Two gig week - part 2

















What a great night!

I'd been looking forward to it for weeks. The prospect of a gig with two friends I love playing with - Chris on soprano sax, Tim on tenor sax and me with violin plugged in, at a poetry night? Can't get much better than that.

It was an "Open mouth" at Brighton's Redroaster coffee house, aimed at opening up the stage to as many poets who wanted to read, and we provided the musical interludes. So, apart from having a ball playing music, we got to hear loads of different poetry, some of which is still resonating in me today, and I tried out three newish poems to get a better sense of if they work or not.






















I loved how the house piano came to life when we took the front board off, and how playing it seemed to open up the whole space with music emerging from behind as well as in front of the listeners. Angled mirrors and a high skylit ceiling offered rich resonances we could play with. A wooden chair became unexpected percussion. A brace of blown beer bottles added drones. And the rain was showering onto the glass roof at a point when we were too loud to really hear it. I watched it driving like full-on percussion, wire brushes on snares and let that groove my sounds. And Tim's words, sudden, almost a shock to hear him, like I had forgotten that we had the option of speaking.
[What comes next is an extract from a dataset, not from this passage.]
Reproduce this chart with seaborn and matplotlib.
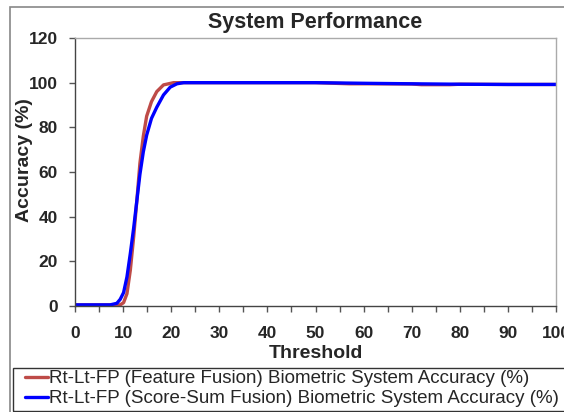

Touching, somehow, that we can never play that music again. Music of the moment. Spontaneous composition. Evolving elusive ensemble. Those pieces are gone. Free improvisation all over. Set free.

Maybe it's still resounding in the high corners of that beautiful room? Maybe the closed piano has a hint of those sounds still inside, held onto, kept? Maybe shining as fragments in the minds of some of the people who were so encouraging and generous with their praise?

There are infinite possibilities for the three of us to create new music together. And that's something I will always look forward to. But last night has reminded me that I'm curious to find ways for words and music to come even closer together to generate interesting and meaningful pieces.

A bee in my bonnet. Work in progress. I just haven't found satisfying ways to do it yet.